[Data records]
○ ○ ○ ○

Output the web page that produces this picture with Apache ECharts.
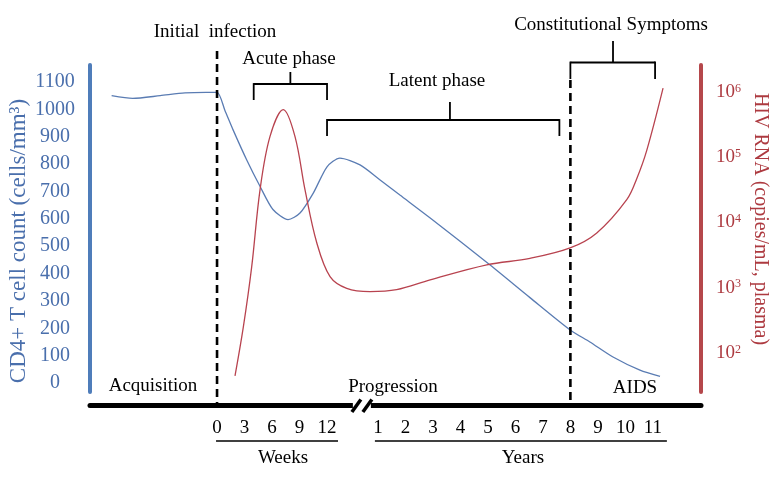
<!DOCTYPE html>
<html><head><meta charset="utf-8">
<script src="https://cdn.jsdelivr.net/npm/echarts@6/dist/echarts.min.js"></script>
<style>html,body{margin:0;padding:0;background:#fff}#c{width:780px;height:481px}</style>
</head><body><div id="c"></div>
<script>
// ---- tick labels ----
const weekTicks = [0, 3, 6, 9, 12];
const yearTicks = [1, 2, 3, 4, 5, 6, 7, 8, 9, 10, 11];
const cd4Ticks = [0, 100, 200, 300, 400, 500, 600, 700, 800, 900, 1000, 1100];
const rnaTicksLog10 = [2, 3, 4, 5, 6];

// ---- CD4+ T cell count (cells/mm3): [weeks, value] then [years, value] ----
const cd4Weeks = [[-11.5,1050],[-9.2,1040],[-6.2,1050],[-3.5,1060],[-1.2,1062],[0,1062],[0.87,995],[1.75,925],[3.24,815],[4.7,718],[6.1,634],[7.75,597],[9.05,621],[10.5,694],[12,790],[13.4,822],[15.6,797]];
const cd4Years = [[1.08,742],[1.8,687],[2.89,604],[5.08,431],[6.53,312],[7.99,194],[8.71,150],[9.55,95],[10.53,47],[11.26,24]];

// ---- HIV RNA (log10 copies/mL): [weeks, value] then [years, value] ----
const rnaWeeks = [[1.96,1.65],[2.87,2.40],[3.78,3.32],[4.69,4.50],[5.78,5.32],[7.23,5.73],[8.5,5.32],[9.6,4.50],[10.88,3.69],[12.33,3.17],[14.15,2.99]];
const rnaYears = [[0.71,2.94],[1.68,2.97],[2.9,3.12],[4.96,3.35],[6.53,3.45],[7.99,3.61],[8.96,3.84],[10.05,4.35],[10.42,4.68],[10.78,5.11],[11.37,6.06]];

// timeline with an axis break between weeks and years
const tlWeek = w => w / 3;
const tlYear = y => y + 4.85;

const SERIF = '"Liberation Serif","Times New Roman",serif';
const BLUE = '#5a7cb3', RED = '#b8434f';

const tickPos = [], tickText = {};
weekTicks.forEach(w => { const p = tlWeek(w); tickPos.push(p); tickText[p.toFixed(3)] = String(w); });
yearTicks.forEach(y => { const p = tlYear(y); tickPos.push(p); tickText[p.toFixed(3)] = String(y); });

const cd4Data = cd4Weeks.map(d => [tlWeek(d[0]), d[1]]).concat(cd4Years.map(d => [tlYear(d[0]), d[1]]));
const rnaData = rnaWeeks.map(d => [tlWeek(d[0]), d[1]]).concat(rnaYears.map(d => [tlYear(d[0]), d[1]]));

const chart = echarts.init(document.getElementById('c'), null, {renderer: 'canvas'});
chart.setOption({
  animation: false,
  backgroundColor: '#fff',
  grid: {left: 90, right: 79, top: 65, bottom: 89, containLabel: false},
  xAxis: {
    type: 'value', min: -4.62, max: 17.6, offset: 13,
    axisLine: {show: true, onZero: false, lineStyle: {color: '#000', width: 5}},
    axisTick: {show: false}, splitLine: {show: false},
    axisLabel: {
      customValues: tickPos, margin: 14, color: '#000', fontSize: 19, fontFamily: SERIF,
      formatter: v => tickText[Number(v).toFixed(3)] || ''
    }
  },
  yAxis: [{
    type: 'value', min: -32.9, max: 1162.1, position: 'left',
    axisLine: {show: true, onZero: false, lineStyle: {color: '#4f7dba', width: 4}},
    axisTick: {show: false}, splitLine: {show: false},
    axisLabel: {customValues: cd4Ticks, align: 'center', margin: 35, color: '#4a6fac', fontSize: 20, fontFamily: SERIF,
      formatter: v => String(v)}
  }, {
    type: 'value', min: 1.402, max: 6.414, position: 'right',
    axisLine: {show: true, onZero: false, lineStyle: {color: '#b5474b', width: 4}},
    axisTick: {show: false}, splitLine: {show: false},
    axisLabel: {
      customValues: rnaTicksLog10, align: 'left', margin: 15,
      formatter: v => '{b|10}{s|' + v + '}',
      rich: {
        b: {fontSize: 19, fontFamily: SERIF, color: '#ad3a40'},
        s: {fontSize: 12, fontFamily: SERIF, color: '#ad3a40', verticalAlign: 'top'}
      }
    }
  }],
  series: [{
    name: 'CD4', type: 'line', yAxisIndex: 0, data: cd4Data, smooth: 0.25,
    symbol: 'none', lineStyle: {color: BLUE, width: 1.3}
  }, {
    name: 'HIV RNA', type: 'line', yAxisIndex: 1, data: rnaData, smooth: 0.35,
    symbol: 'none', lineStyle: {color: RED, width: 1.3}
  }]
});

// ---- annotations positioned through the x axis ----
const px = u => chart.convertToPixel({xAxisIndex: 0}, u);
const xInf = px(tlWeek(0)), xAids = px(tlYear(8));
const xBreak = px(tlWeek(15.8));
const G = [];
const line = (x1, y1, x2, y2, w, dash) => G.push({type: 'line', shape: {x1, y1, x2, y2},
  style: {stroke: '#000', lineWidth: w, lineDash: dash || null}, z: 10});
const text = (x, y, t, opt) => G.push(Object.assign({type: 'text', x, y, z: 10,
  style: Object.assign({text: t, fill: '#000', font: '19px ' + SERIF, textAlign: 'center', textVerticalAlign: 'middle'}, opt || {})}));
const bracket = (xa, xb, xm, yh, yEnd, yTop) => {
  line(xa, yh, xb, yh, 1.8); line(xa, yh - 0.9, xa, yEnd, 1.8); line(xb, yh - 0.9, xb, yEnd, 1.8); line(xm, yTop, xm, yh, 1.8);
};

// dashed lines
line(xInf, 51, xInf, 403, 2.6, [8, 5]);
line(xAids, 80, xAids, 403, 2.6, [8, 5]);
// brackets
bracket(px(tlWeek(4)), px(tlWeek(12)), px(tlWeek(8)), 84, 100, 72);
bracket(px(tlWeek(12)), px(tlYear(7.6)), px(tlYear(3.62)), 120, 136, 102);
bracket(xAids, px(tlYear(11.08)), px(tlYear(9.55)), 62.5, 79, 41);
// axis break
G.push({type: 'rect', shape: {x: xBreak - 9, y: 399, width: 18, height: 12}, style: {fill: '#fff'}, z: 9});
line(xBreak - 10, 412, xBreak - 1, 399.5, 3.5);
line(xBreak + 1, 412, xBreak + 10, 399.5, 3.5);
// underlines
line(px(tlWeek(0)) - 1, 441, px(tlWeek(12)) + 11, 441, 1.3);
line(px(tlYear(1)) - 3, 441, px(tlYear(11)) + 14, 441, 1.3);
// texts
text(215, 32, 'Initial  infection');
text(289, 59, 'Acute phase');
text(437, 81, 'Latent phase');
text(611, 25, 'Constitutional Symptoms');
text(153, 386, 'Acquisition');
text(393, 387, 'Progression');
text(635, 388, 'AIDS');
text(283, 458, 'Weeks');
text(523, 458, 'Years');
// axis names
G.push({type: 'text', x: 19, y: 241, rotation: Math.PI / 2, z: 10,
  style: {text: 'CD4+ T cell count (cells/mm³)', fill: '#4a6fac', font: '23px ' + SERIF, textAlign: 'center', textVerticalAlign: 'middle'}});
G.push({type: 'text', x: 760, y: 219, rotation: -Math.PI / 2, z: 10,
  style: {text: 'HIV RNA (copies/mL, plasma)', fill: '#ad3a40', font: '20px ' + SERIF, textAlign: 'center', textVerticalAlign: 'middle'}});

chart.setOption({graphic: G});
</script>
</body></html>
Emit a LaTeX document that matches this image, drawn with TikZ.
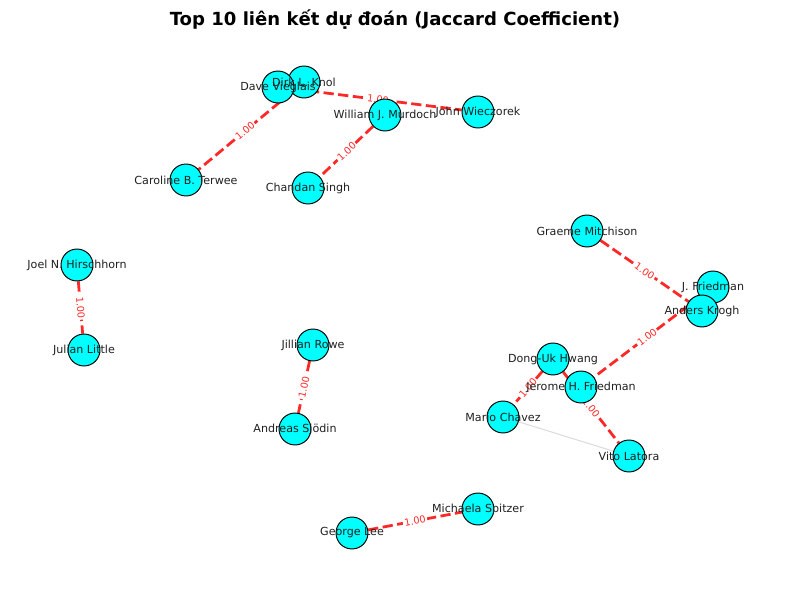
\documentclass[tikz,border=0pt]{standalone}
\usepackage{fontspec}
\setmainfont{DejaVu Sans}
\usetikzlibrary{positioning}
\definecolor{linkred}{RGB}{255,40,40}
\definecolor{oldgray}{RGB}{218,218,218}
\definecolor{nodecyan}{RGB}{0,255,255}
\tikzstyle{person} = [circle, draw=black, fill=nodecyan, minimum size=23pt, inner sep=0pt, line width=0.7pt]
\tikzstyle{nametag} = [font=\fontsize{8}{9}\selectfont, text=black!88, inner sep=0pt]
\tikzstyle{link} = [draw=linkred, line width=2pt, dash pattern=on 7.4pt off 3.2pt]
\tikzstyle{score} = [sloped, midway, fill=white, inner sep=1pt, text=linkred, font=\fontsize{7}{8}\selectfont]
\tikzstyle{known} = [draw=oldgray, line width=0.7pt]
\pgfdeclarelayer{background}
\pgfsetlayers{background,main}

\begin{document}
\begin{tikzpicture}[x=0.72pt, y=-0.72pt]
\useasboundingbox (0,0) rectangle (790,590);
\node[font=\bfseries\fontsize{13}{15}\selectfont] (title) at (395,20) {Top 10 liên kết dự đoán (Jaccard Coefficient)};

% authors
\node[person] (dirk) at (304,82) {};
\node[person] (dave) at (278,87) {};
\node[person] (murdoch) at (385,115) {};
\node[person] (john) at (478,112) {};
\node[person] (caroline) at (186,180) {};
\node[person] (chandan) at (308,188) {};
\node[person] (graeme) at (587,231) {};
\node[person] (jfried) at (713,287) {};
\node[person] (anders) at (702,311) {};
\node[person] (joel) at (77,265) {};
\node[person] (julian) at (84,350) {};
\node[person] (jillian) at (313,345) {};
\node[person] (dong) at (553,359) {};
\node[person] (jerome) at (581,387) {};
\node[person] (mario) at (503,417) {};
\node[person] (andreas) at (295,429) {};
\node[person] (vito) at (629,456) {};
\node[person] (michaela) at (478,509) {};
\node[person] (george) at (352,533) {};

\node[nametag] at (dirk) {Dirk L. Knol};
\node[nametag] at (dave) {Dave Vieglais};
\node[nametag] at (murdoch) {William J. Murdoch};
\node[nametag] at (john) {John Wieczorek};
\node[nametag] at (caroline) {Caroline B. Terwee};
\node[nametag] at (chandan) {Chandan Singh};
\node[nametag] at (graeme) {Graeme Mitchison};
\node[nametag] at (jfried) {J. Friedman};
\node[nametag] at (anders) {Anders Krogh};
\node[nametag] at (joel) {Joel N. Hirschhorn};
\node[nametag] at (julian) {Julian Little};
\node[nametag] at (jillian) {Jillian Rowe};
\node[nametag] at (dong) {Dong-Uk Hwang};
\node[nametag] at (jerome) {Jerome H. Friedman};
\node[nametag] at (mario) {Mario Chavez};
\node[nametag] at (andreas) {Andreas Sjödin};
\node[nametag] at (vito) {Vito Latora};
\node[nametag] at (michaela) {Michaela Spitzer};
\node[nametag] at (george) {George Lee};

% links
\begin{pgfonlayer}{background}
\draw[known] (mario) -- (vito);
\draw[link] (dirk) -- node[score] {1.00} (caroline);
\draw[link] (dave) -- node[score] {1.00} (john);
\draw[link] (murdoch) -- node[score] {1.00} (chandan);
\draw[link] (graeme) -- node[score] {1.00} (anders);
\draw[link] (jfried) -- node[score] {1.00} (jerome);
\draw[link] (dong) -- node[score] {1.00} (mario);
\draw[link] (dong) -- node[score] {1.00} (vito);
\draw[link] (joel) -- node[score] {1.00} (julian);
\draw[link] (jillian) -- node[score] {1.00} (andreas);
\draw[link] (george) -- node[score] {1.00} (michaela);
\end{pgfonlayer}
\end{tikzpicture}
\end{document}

○ ○ ○ ○

Return each line where "this" shows up.

-- The result --
Output the web page that produces this picture with Apache ECharts.
Emit a LaTeX document that matches this image, drawn with TikZ.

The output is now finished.